▸ Brief
Write out the data again exactly, skipping every picture.

▸ Input material

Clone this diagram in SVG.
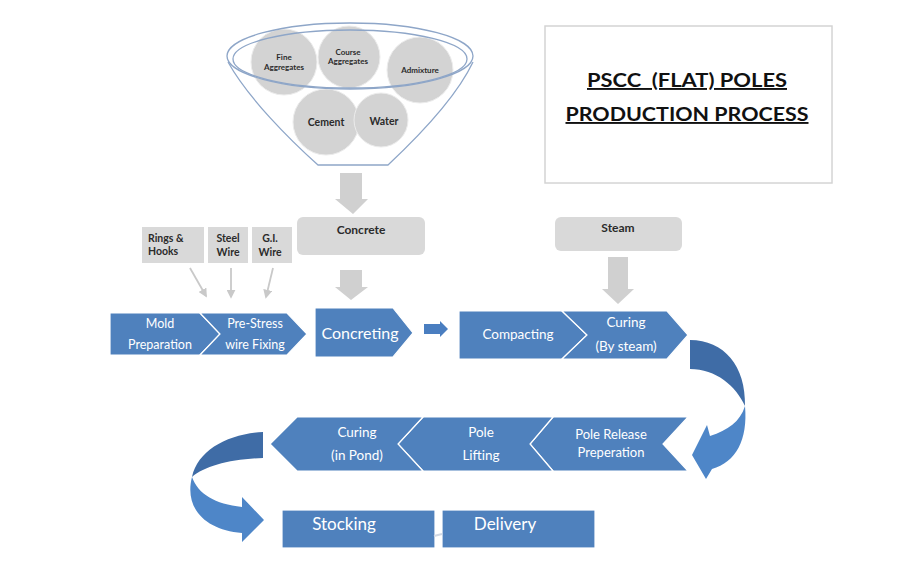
<svg xmlns="http://www.w3.org/2000/svg" width="911" height="573" viewBox="0 0 911 573">
<defs>
<style>
.blue{fill:#4f81bd;stroke:#ffffff;stroke-width:1.2}
.gbox{fill:#d9d9d9}
.gcirc{fill:#d3d3d3;stroke:#ececec;stroke-width:1}
.garrow{fill:#d0d0d0}
.wt{font-family:Lato,"Liberation Sans",sans-serif;fill:#ffffff;text-anchor:middle}
.dt{font-family:Lato,"Liberation Sans",sans-serif;fill:#2b2b2b;font-weight:bold}
.thin{stroke:#c9c9c9;stroke-width:1.8;fill:none;marker-end:url(#ah)}
</style>
<marker id="ah" viewBox="0 0 10 10" refX="8" refY="5" markerWidth="5" markerHeight="5" orient="auto">
<path d="M0,0 L10,5 L0,10 Z" fill="#c9c9c9"/>
</marker>
</defs>
<rect width="911" height="573" fill="#ffffff"/>

<g id="title">
<rect x="545" y="26" width="287" height="157" fill="#ffffff" stroke="#d4d4d4" stroke-width="1.5"/>
<text x="687" y="87" text-anchor="middle" font-family="Lato,'Liberation Sans',sans-serif" font-weight="bold" font-size="19" fill="#111" text-decoration="underline" textLength="200" lengthAdjust="spacingAndGlyphs" xml:space="preserve">PSCC  (FLAT) POLES</text>
<text x="687" y="121" text-anchor="middle" font-family="Lato,'Liberation Sans',sans-serif" font-weight="bold" font-size="19" fill="#111" text-decoration="underline" textLength="243" lengthAdjust="spacingAndGlyphs">PRODUCTION PROCESS</text>
</g>

<g id="funnel">
<circle class="gcirc" cx="284" cy="62" r="33"/>
<circle class="gcirc" cx="349" cy="57" r="31"/>
<circle class="gcirc" cx="420" cy="70" r="33"/>
<circle class="gcirc" cx="326" cy="122" r="33"/>
<circle class="gcirc" cx="381" cy="120" r="27" stroke="#c4cfe0"/>
<ellipse cx="350" cy="56" rx="123" ry="33" fill="none" stroke="#8ea6c8" stroke-width="1.3"/>
<ellipse cx="350" cy="59" rx="117" ry="29" fill="none" stroke="#8ea6c8" stroke-width="1.3"/>
<path d="M228,62 C248,98 290,140 318,165 L388,165 C420,135 456,98 473,62" fill="none" stroke="#8ea6c8" stroke-width="1.3"/>
<text class="dt" text-anchor="middle" font-size="8"><tspan x="284" y="60">Fine</tspan><tspan x="284" y="70">Aggregates</tspan></text>
<text class="dt" text-anchor="middle" font-size="8"><tspan x="348" y="55">Course</tspan><tspan x="348" y="64">Aggregates</tspan></text>
<text class="dt" text-anchor="middle" font-size="8" x="420" y="73">Admixture</text>
<text class="dt" text-anchor="middle" font-size="10.5" x="326" y="126">Cement</text>
<text class="dt" text-anchor="middle" font-size="10.5" x="384" y="125">Water</text>
</g>

<g id="concrete">
<rect class="gbox" x="297" y="217" width="128" height="38" rx="6"/>
<text class="dt" text-anchor="middle" font-size="12" x="361" y="234">Concrete</text>
</g>
<g id="steam">
<rect class="gbox" x="555" y="217" width="127" height="34" rx="6"/>
<text class="dt" text-anchor="middle" font-size="12" x="618" y="232">Steam</text>
</g>
<g id="rings">
<rect class="gbox" x="142" y="227" width="62" height="36"/>
<text class="dt" text-anchor="start" font-size="10.5"><tspan x="148" y="242">Rings &amp;</tspan><tspan x="148" y="255">Hooks</tspan></text>
</g>
<g id="steel">
<rect class="gbox" x="208" y="227" width="40" height="36"/>
<text class="dt" text-anchor="middle" font-size="10.5"><tspan x="228" y="242">Steel</tspan><tspan x="228" y="256">Wire</tspan></text>
</g>
<g id="giwire">
<rect class="gbox" x="252" y="227" width="40" height="36"/>
<text class="dt" text-anchor="middle" font-size="10.5"><tspan x="270" y="242">G.I.</tspan><tspan x="270" y="256">Wire</tspan></text>
</g>

<g id="mold">
<path class="blue" d="M110,313 L200,313 L220,334 L200,355 L110,355 Z"/>
<text class="wt" font-size="12.5"><tspan x="160" y="328">Mold</tspan><tspan x="160" y="349">Preparation</tspan></text>
</g>
<g id="prestress">
<path class="blue" d="M200,313 L287,313 L307,334 L287,355 L200,355 L220,334 Z"/>
<text class="wt" font-size="12.5"><tspan x="255" y="328">Pre-Stress</tspan><tspan x="255" y="349">wire Fixing</tspan></text>
</g>
<g id="concreting">
<path class="blue" d="M315,308 L393,308 L413,333 L393,357 L315,357 Z"/>
<text class="wt" font-size="16" x="360" y="339">Concreting</text>
</g>
<g id="compacting">
<path class="blue" d="M459,311 L562,311 L587,335 L562,359 L459,359 Z"/>
<text class="wt" font-size="13.5" x="518" y="339">Compacting</text>
</g>
<g id="curing-steam">
<path class="blue" d="M562,311 L667,311 L688,335 L667,359 L562,359 L587,335 Z"/>
<text class="wt" font-size="13.5"><tspan x="626" y="327">Curing</tspan><tspan x="626" y="351">(By steam)</tspan></text>
</g>
<g id="pole-release">
<path class="blue" d="M530,444 L553,417 L688,417 L663,444 L688,471 L553,471 Z"/>
<text class="wt" font-size="13"><tspan x="611" y="439">Pole Release</tspan><tspan x="611" y="457">Preperation</tspan></text>
</g>
<g id="pole-lifting">
<path class="blue" d="M398,444 L423,417 L553,417 L530,444 L553,471 L423,471 Z"/>
<text class="wt" font-size="13.5"><tspan x="481" y="437">Pole</tspan><tspan x="481" y="460">Lifting</tspan></text>
</g>
<g id="curing-pond">
<path class="blue" d="M270,444 L297,417 L423,417 L398,444 L423,471 L297,471 Z"/>
<text class="wt" font-size="13.5"><tspan x="357" y="437">Curing</tspan><tspan x="357" y="460">(in Pond)</tspan></text>
</g>
<g id="stocking">
<rect class="blue" x="282" y="510" width="153" height="38"/>
<text class="wt" font-size="17" x="344" y="530">Stocking</text>
</g>
<g id="delivery">
<rect class="blue" x="442" y="510" width="153" height="38"/>
<text class="wt" font-size="17" x="505" y="530">Delivery</text>
</g>

<g id="connectors">
<path class="garrow" d="M340,173 L362,173 L362,199 L368,199 L353,214 L335,199 L340,199 Z"/>
<path class="garrow" d="M340,270 L362,270 L362,287 L368,287 L351,300 L335,287 L340,287 Z"/>
<path class="garrow" d="M608,257 L628,257 L628,289 L634,289 L618,304 L602,289 L608,289 Z"/>
<path class="thin" d="M190,268 L206,296"/>
<path class="thin" d="M231,268 L231,297"/>
<path class="thin" d="M273,268 L266,297"/>
<path d="M424,324 L440,324 L440,321 L448,329 L440,337 L440,334 L424,334 Z" fill="#4a7ec0"/>
<path d="M690,340 C724,340 746,366 745,406 C736,386 716,369 690,369 Z" fill="#3f6ca6"/>
<path d="M745,406 C748,440 736,462 712,469 L706,479 L692,455 L707,425 L710,436 C728,430 740,422 745,406 Z" fill="#4e86c8"/>
<path d="M263,432 C228,434 198,450 192,477 C205,466 230,459 263,458 Z" fill="#3f6ca6"/>
<path d="M192,477 C184,508 205,530 242,533 L242,542 L264,520 L242,497 L242,507 C215,504 198,494 192,477 Z" fill="#4e86c8"/>
<path d="M434,536 L442,534" stroke="#d0d8e4" stroke-width="2"/>
</g>
</svg>
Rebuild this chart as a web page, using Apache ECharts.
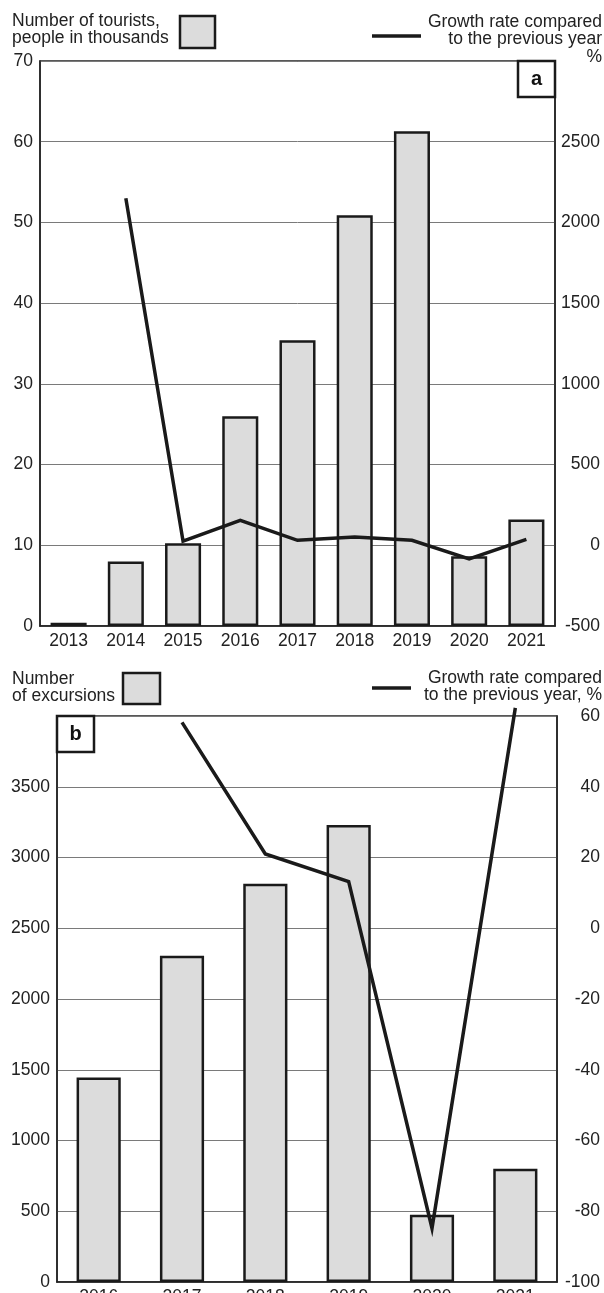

▸ Complete answer
Clone this diagram in SVG.
<svg xmlns="http://www.w3.org/2000/svg" width="911" height="573" viewBox="0 0 911 573">
<defs>
<style>
.blue{fill:#4f81bd;stroke:#ffffff;stroke-width:1.2}
.gbox{fill:#d9d9d9}
.gcirc{fill:#d3d3d3;stroke:#ececec;stroke-width:1}
.garrow{fill:#d0d0d0}
.wt{font-family:Lato,"Liberation Sans",sans-serif;fill:#ffffff;text-anchor:middle}
.dt{font-family:Lato,"Liberation Sans",sans-serif;fill:#2b2b2b;font-weight:bold}
.thin{stroke:#c9c9c9;stroke-width:1.8;fill:none;marker-end:url(#ah)}
</style>
<marker id="ah" viewBox="0 0 10 10" refX="8" refY="5" markerWidth="5" markerHeight="5" orient="auto">
<path d="M0,0 L10,5 L0,10 Z" fill="#c9c9c9"/>
</marker>
</defs>
<rect width="911" height="573" fill="#ffffff"/>

<g id="title">
<rect x="545" y="26" width="287" height="157" fill="#ffffff" stroke="#d4d4d4" stroke-width="1.5"/>
<text x="687" y="87" text-anchor="middle" font-family="Lato,'Liberation Sans',sans-serif" font-weight="bold" font-size="19" fill="#111" text-decoration="underline" textLength="200" lengthAdjust="spacingAndGlyphs" xml:space="preserve">PSCC  (FLAT) POLES</text>
<text x="687" y="121" text-anchor="middle" font-family="Lato,'Liberation Sans',sans-serif" font-weight="bold" font-size="19" fill="#111" text-decoration="underline" textLength="243" lengthAdjust="spacingAndGlyphs">PRODUCTION PROCESS</text>
</g>

<g id="funnel">
<circle class="gcirc" cx="284" cy="62" r="33"/>
<circle class="gcirc" cx="349" cy="57" r="31"/>
<circle class="gcirc" cx="420" cy="70" r="33"/>
<circle class="gcirc" cx="326" cy="122" r="33"/>
<circle class="gcirc" cx="381" cy="120" r="27" stroke="#c4cfe0"/>
<ellipse cx="350" cy="56" rx="123" ry="33" fill="none" stroke="#8ea6c8" stroke-width="1.3"/>
<ellipse cx="350" cy="59" rx="117" ry="29" fill="none" stroke="#8ea6c8" stroke-width="1.3"/>
<path d="M228,62 C248,98 290,140 318,165 L388,165 C420,135 456,98 473,62" fill="none" stroke="#8ea6c8" stroke-width="1.3"/>
<text class="dt" text-anchor="middle" font-size="8"><tspan x="284" y="60">Fine</tspan><tspan x="284" y="70">Aggregates</tspan></text>
<text class="dt" text-anchor="middle" font-size="8"><tspan x="348" y="55">Course</tspan><tspan x="348" y="64">Aggregates</tspan></text>
<text class="dt" text-anchor="middle" font-size="8" x="420" y="73">Admixture</text>
<text class="dt" text-anchor="middle" font-size="10.5" x="326" y="126">Cement</text>
<text class="dt" text-anchor="middle" font-size="10.5" x="384" y="125">Water</text>
</g>

<g id="concrete">
<rect class="gbox" x="297" y="217" width="128" height="38" rx="6"/>
<text class="dt" text-anchor="middle" font-size="12" x="361" y="234">Concrete</text>
</g>
<g id="steam">
<rect class="gbox" x="555" y="217" width="127" height="34" rx="6"/>
<text class="dt" text-anchor="middle" font-size="12" x="618" y="232">Steam</text>
</g>
<g id="rings">
<rect class="gbox" x="142" y="227" width="62" height="36"/>
<text class="dt" text-anchor="start" font-size="10.5"><tspan x="148" y="242">Rings &amp;</tspan><tspan x="148" y="255">Hooks</tspan></text>
</g>
<g id="steel">
<rect class="gbox" x="208" y="227" width="40" height="36"/>
<text class="dt" text-anchor="middle" font-size="10.5"><tspan x="228" y="242">Steel</tspan><tspan x="228" y="256">Wire</tspan></text>
</g>
<g id="giwire">
<rect class="gbox" x="252" y="227" width="40" height="36"/>
<text class="dt" text-anchor="middle" font-size="10.5"><tspan x="270" y="242">G.I.</tspan><tspan x="270" y="256">Wire</tspan></text>
</g>

<g id="mold">
<path class="blue" d="M110,313 L200,313 L220,334 L200,355 L110,355 Z"/>
<text class="wt" font-size="12.5"><tspan x="160" y="328">Mold</tspan><tspan x="160" y="349">Preparation</tspan></text>
</g>
<g id="prestress">
<path class="blue" d="M200,313 L287,313 L307,334 L287,355 L200,355 L220,334 Z"/>
<text class="wt" font-size="12.5"><tspan x="255" y="328">Pre-Stress</tspan><tspan x="255" y="349">wire Fixing</tspan></text>
</g>
<g id="concreting">
<path class="blue" d="M315,308 L393,308 L413,333 L393,357 L315,357 Z"/>
<text class="wt" font-size="16" x="360" y="339">Concreting</text>
</g>
<g id="compacting">
<path class="blue" d="M459,311 L562,311 L587,335 L562,359 L459,359 Z"/>
<text class="wt" font-size="13.5" x="518" y="339">Compacting</text>
</g>
<g id="curing-steam">
<path class="blue" d="M562,311 L667,311 L688,335 L667,359 L562,359 L587,335 Z"/>
<text class="wt" font-size="13.5"><tspan x="626" y="327">Curing</tspan><tspan x="626" y="351">(By steam)</tspan></text>
</g>
<g id="pole-release">
<path class="blue" d="M530,444 L553,417 L688,417 L663,444 L688,471 L553,471 Z"/>
<text class="wt" font-size="13"><tspan x="611" y="439">Pole Release</tspan><tspan x="611" y="457">Preperation</tspan></text>
</g>
<g id="pole-lifting">
<path class="blue" d="M398,444 L423,417 L553,417 L530,444 L553,471 L423,471 Z"/>
<text class="wt" font-size="13.5"><tspan x="481" y="437">Pole</tspan><tspan x="481" y="460">Lifting</tspan></text>
</g>
<g id="curing-pond">
<path class="blue" d="M270,444 L297,417 L423,417 L398,444 L423,471 L297,471 Z"/>
<text class="wt" font-size="13.5"><tspan x="357" y="437">Curing</tspan><tspan x="357" y="460">(in Pond)</tspan></text>
</g>
<g id="stocking">
<rect class="blue" x="282" y="510" width="153" height="38"/>
<text class="wt" font-size="17" x="344" y="530">Stocking</text>
</g>
<g id="delivery">
<rect class="blue" x="442" y="510" width="153" height="38"/>
<text class="wt" font-size="17" x="505" y="530">Delivery</text>
</g>

<g id="connectors">
<path class="garrow" d="M340,173 L362,173 L362,199 L368,199 L353,214 L335,199 L340,199 Z"/>
<path class="garrow" d="M340,270 L362,270 L362,287 L368,287 L351,300 L335,287 L340,287 Z"/>
<path class="garrow" d="M608,257 L628,257 L628,289 L634,289 L618,304 L602,289 L608,289 Z"/>
<path class="thin" d="M190,268 L206,296"/>
<path class="thin" d="M231,268 L231,297"/>
<path class="thin" d="M273,268 L266,297"/>
<path d="M424,324 L440,324 L440,321 L448,329 L440,337 L440,334 L424,334 Z" fill="#4a7ec0"/>
<path d="M690,340 C724,340 746,366 745,406 C736,386 716,369 690,369 Z" fill="#3f6ca6"/>
<path d="M745,406 C748,440 736,462 712,469 L706,479 L692,455 L707,425 L710,436 C728,430 740,422 745,406 Z" fill="#4e86c8"/>
<path d="M263,432 C228,434 198,450 192,477 C205,466 230,459 263,458 Z" fill="#3f6ca6"/>
<path d="M192,477 C184,508 205,530 242,533 L242,542 L264,520 L242,497 L242,507 C215,504 198,494 192,477 Z" fill="#4e86c8"/>
<path d="M434,536 L442,534" stroke="#d0d8e4" stroke-width="2"/>
</g>
</svg>
Rebuild this chart as a web page, using Apache ECharts.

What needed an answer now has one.